**WHAT YOU HAVE TO DO**
All the data below goes into the copy word for word, but the pictures don't.

**DATA LINES**
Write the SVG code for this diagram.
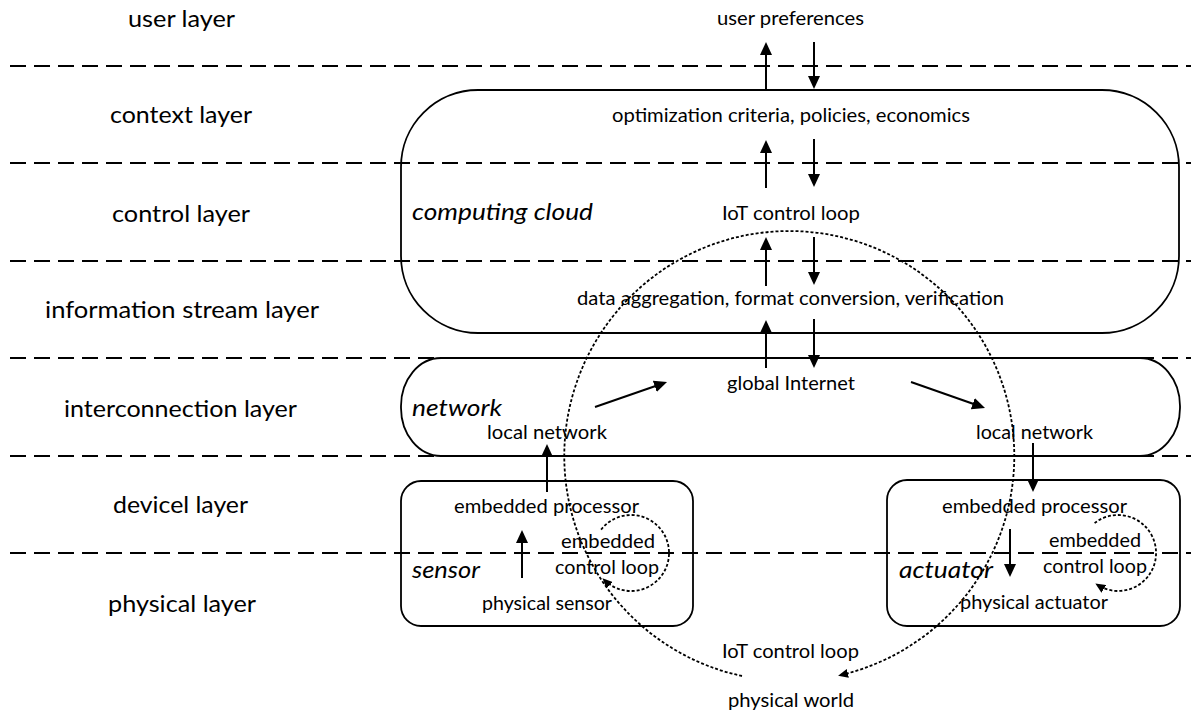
<svg xmlns="http://www.w3.org/2000/svg" width="1191" height="713" viewBox="0 0 1191 713">
<style>
  .layer { stroke:#000; stroke-width:2; stroke-dasharray:16 8; fill:none; }
  .box { stroke:#000; stroke-width:1.8; fill:none; }
  .arr { stroke:#000; stroke-width:2; fill:none; marker-end:url(#ah); }
  .dot { stroke:#000; stroke-width:1.8; stroke-dasharray:3 2; fill:none; marker-end:url(#dh); }
  text { font-family:Lato, "Open Sans", "Liberation Sans", sans-serif; fill:#000; }
  .lbl { font-size:23px; }
  .t { font-size:20px; }
  .it { font-size:23px; font-style:italic; }
</style>
<defs>
  <marker id="ah" markerUnits="userSpaceOnUse" markerWidth="13" markerHeight="12" refX="10" refY="6" orient="auto">
    <path d="M0,0 L13,6 L0,12 z" fill="#000"/>
  </marker>
  <marker id="dh" markerUnits="userSpaceOnUse" markerWidth="10" markerHeight="9" refX="7" refY="4.5" orient="auto">
    <path d="M0,0 L10,4.5 L0,9 z" fill="#000"/>
  </marker>
</defs>
<rect width="1191" height="713" fill="#fff"/>

<g id="layer-lines">
  <line class="layer" x1="10" y1="66" x2="1191" y2="66"/>
  <line class="layer" x1="10" y1="163" x2="1191" y2="163"/>
  <line class="layer" x1="10" y1="261" x2="1191" y2="261"/>
  <line class="layer" x1="10" y1="358" x2="1191" y2="358"/>
  <line class="layer" x1="10" y1="456" x2="1191" y2="456"/>
  <line class="layer" x1="10" y1="553" x2="1191" y2="553"/>
</g>

<g id="layer-labels">
  <text class="lbl" x="128" y="26.7" textLength="107" lengthAdjust="spacingAndGlyphs">user layer</text>
  <text class="lbl" x="110" y="123.3" textLength="142" lengthAdjust="spacingAndGlyphs">context layer</text>
  <text class="lbl" x="112" y="221.7" textLength="138" lengthAdjust="spacingAndGlyphs">control layer</text>
  <text class="lbl" x="45" y="318.3" textLength="274" lengthAdjust="spacingAndGlyphs">information stream layer</text>
  <text class="lbl" x="64" y="416.7" textLength="233" lengthAdjust="spacingAndGlyphs">interconnection layer</text>
  <text class="lbl" x="113" y="513.3" textLength="135" lengthAdjust="spacingAndGlyphs">devicel layer</text>
  <text class="lbl" x="108" y="611.7" textLength="148" lengthAdjust="spacingAndGlyphs">physical layer</text>
</g>

<g id="user">
  <text class="t" x="717" y="25" textLength="147" lengthAdjust="spacingAndGlyphs">user preferences</text>
</g>

<g id="cloud">
  <rect class="box" x="401" y="90" width="778" height="243" rx="77" ry="77"/>
  <text class="it" x="412" y="220" textLength="181" lengthAdjust="spacingAndGlyphs">computing cloud</text>
  <text class="t" x="612" y="121.7" textLength="358" lengthAdjust="spacingAndGlyphs">optimization criteria, policies, economics</text>
  <text class="t" x="722" y="220" textLength="138" lengthAdjust="spacingAndGlyphs">IoT control loop</text>
  <text class="t" x="577" y="305" textLength="427" lengthAdjust="spacingAndGlyphs">data aggregation, format conversion, verification</text>
</g>

<g id="network">
  <rect class="box" x="401" y="358" width="779" height="98" rx="40" ry="48"/>
  <text class="it" x="412" y="415.5" textLength="90" lengthAdjust="spacingAndGlyphs">network</text>
  <text class="t" x="727" y="390" textLength="128" lengthAdjust="spacingAndGlyphs">global Internet</text>
  <text class="t" x="487" y="439" textLength="120" lengthAdjust="spacingAndGlyphs">local network</text>
  <text class="t" x="976" y="439" textLength="117" lengthAdjust="spacingAndGlyphs">local network</text>
</g>

<g id="sensor">
  <rect class="box" x="401" y="481" width="292" height="145" rx="20" ry="20"/>
  <text class="it" x="412" y="578" textLength="68" lengthAdjust="spacingAndGlyphs">sensor</text>
  <text class="t" x="454" y="513.3" textLength="185" lengthAdjust="spacingAndGlyphs">embedded processor</text>
  <text class="t" x="561" y="547.7" textLength="94" lengthAdjust="spacingAndGlyphs">embedded</text>
  <text class="t" x="555" y="573.5" textLength="104" lengthAdjust="spacingAndGlyphs">control loop</text>
  <text class="t" x="482" y="609.5" textLength="130" lengthAdjust="spacingAndGlyphs">physical sensor</text>
</g>

<g id="actuator">
  <rect class="box" x="887" y="480" width="293" height="146" rx="20" ry="20"/>
  <text class="it" x="899" y="578" textLength="94" lengthAdjust="spacingAndGlyphs">actuator</text>
  <text class="t" x="942" y="513.3" textLength="185" lengthAdjust="spacingAndGlyphs">embedded processor</text>
  <text class="t" x="1049" y="547.3" textLength="92" lengthAdjust="spacingAndGlyphs">embedded</text>
  <text class="t" x="1043" y="573.3" textLength="104" lengthAdjust="spacingAndGlyphs">control loop</text>
  <text class="t" x="960" y="609.3" textLength="148" lengthAdjust="spacingAndGlyphs">physical actuator</text>
</g>

<g id="world">
  <text class="t" x="722" y="658" textLength="137" lengthAdjust="spacingAndGlyphs">IoT control loop</text>
  <text class="t" x="728" y="706.7" textLength="126" lengthAdjust="spacingAndGlyphs">physical world</text>
</g>

<g id="connectors">
  <line class="arr" x1="766" y1="90" x2="766" y2="45"/>
  <line class="arr" x1="814" y1="42" x2="814" y2="86"/>
  <line class="arr" x1="766" y1="188" x2="766" y2="143"/>
  <line class="arr" x1="814" y1="139" x2="814" y2="184"/>
  <line class="arr" x1="766" y1="286" x2="766" y2="240"/>
  <line class="arr" x1="814" y1="237" x2="814" y2="282"/>
  <line class="arr" x1="766" y1="368" x2="766" y2="323"/>
  <line class="arr" x1="814" y1="319" x2="814" y2="365"/>
  <line class="arr" x1="595" y1="407" x2="664.2" y2="383"/>
  <line class="arr" x1="911" y1="382" x2="982.2" y2="407"/>
  <line class="arr" x1="547" y1="492" x2="547" y2="447"/>
  <line class="arr" x1="1033" y1="443" x2="1033" y2="489"/>
  <line class="arr" x1="522" y1="578" x2="522" y2="533"/>
  <line class="arr" x1="1010" y1="529" x2="1010" y2="574"/>
  <path class="dot" d="M742,676 A225,225 0 1,1 841,675"/>
  <path class="dot" d="M601.1,529.6 A38,38 0 1,1 604.6,580.3"/>
  <path class="dot" d="M1094.6,523.1 A38,38 0 1,1 1097.9,585.2"/>
</g>
</svg>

**OUTPUT FOR THIS TASK**
Write the SVG code for this diagram.
<svg xmlns="http://www.w3.org/2000/svg" width="1191" height="713" viewBox="0 0 1191 713">
<style>
  .layer { stroke:#000; stroke-width:2; stroke-dasharray:16 8; fill:none; }
  .box { stroke:#000; stroke-width:1.8; fill:none; }
  .arr { stroke:#000; stroke-width:2; fill:none; marker-end:url(#ah); }
  .dot { stroke:#000; stroke-width:1.8; stroke-dasharray:3 2; fill:none; marker-end:url(#dh); }
  text { font-family:Lato, "Open Sans", "Liberation Sans", sans-serif; fill:#000; }
  .lbl { font-size:23px; }
  .t { font-size:20px; }
  .it { font-size:23px; font-style:italic; }
</style>
<defs>
  <marker id="ah" markerUnits="userSpaceOnUse" markerWidth="13" markerHeight="12" refX="10" refY="6" orient="auto">
    <path d="M0,0 L13,6 L0,12 z" fill="#000"/>
  </marker>
  <marker id="dh" markerUnits="userSpaceOnUse" markerWidth="10" markerHeight="9" refX="7" refY="4.5" orient="auto">
    <path d="M0,0 L10,4.5 L0,9 z" fill="#000"/>
  </marker>
</defs>
<rect width="1191" height="713" fill="#fff"/>

<g id="layer-lines">
  <line class="layer" x1="10" y1="66" x2="1191" y2="66"/>
  <line class="layer" x1="10" y1="163" x2="1191" y2="163"/>
  <line class="layer" x1="10" y1="261" x2="1191" y2="261"/>
  <line class="layer" x1="10" y1="358" x2="1191" y2="358"/>
  <line class="layer" x1="10" y1="456" x2="1191" y2="456"/>
  <line class="layer" x1="10" y1="553" x2="1191" y2="553"/>
</g>

<g id="layer-labels">
  <text class="lbl" x="128" y="26.7" textLength="107" lengthAdjust="spacingAndGlyphs">user layer</text>
  <text class="lbl" x="110" y="123.3" textLength="142" lengthAdjust="spacingAndGlyphs">context layer</text>
  <text class="lbl" x="112" y="221.7" textLength="138" lengthAdjust="spacingAndGlyphs">control layer</text>
  <text class="lbl" x="45" y="318.3" textLength="274" lengthAdjust="spacingAndGlyphs">information stream layer</text>
  <text class="lbl" x="64" y="416.7" textLength="233" lengthAdjust="spacingAndGlyphs">interconnection layer</text>
  <text class="lbl" x="113" y="513.3" textLength="135" lengthAdjust="spacingAndGlyphs">devicel layer</text>
  <text class="lbl" x="108" y="611.7" textLength="148" lengthAdjust="spacingAndGlyphs">physical layer</text>
</g>

<g id="user">
  <text class="t" x="717" y="25" textLength="147" lengthAdjust="spacingAndGlyphs">user preferences</text>
</g>

<g id="cloud">
  <rect class="box" x="401" y="90" width="778" height="243" rx="77" ry="77"/>
  <text class="it" x="412" y="220" textLength="181" lengthAdjust="spacingAndGlyphs">computing cloud</text>
  <text class="t" x="612" y="121.7" textLength="358" lengthAdjust="spacingAndGlyphs">optimization criteria, policies, economics</text>
  <text class="t" x="722" y="220" textLength="138" lengthAdjust="spacingAndGlyphs">IoT control loop</text>
  <text class="t" x="577" y="305" textLength="427" lengthAdjust="spacingAndGlyphs">data aggregation, format conversion, verification</text>
</g>

<g id="network">
  <rect class="box" x="401" y="358" width="779" height="98" rx="40" ry="48"/>
  <text class="it" x="412" y="415.5" textLength="90" lengthAdjust="spacingAndGlyphs">network</text>
  <text class="t" x="727" y="390" textLength="128" lengthAdjust="spacingAndGlyphs">global Internet</text>
  <text class="t" x="487" y="439" textLength="120" lengthAdjust="spacingAndGlyphs">local network</text>
  <text class="t" x="976" y="439" textLength="117" lengthAdjust="spacingAndGlyphs">local network</text>
</g>

<g id="sensor">
  <rect class="box" x="401" y="481" width="292" height="145" rx="20" ry="20"/>
  <text class="it" x="412" y="578" textLength="68" lengthAdjust="spacingAndGlyphs">sensor</text>
  <text class="t" x="454" y="513.3" textLength="185" lengthAdjust="spacingAndGlyphs">embedded processor</text>
  <text class="t" x="561" y="547.7" textLength="94" lengthAdjust="spacingAndGlyphs">embedded</text>
  <text class="t" x="555" y="573.5" textLength="104" lengthAdjust="spacingAndGlyphs">control loop</text>
  <text class="t" x="482" y="609.5" textLength="130" lengthAdjust="spacingAndGlyphs">physical sensor</text>
</g>

<g id="actuator">
  <rect class="box" x="887" y="480" width="293" height="146" rx="20" ry="20"/>
  <text class="it" x="899" y="578" textLength="94" lengthAdjust="spacingAndGlyphs">actuator</text>
  <text class="t" x="942" y="513.3" textLength="185" lengthAdjust="spacingAndGlyphs">embedded processor</text>
  <text class="t" x="1049" y="547.3" textLength="92" lengthAdjust="spacingAndGlyphs">embedded</text>
  <text class="t" x="1043" y="573.3" textLength="104" lengthAdjust="spacingAndGlyphs">control loop</text>
  <text class="t" x="960" y="609.3" textLength="148" lengthAdjust="spacingAndGlyphs">physical actuator</text>
</g>

<g id="world">
  <text class="t" x="722" y="658" textLength="137" lengthAdjust="spacingAndGlyphs">IoT control loop</text>
  <text class="t" x="728" y="706.7" textLength="126" lengthAdjust="spacingAndGlyphs">physical world</text>
</g>

<g id="connectors">
  <line class="arr" x1="766" y1="90" x2="766" y2="45"/>
  <line class="arr" x1="814" y1="42" x2="814" y2="86"/>
  <line class="arr" x1="766" y1="188" x2="766" y2="143"/>
  <line class="arr" x1="814" y1="139" x2="814" y2="184"/>
  <line class="arr" x1="766" y1="286" x2="766" y2="240"/>
  <line class="arr" x1="814" y1="237" x2="814" y2="282"/>
  <line class="arr" x1="766" y1="368" x2="766" y2="323"/>
  <line class="arr" x1="814" y1="319" x2="814" y2="365"/>
  <line class="arr" x1="595" y1="407" x2="664.2" y2="383"/>
  <line class="arr" x1="911" y1="382" x2="982.2" y2="407"/>
  <line class="arr" x1="547" y1="492" x2="547" y2="447"/>
  <line class="arr" x1="1033" y1="443" x2="1033" y2="489"/>
  <line class="arr" x1="522" y1="578" x2="522" y2="533"/>
  <line class="arr" x1="1010" y1="529" x2="1010" y2="574"/>
  <path class="dot" d="M742,676 A225,225 0 1,1 841,675"/>
  <path class="dot" d="M601.1,529.6 A38,38 0 1,1 604.6,580.3"/>
  <path class="dot" d="M1094.6,523.1 A38,38 0 1,1 1097.9,585.2"/>
</g>
</svg>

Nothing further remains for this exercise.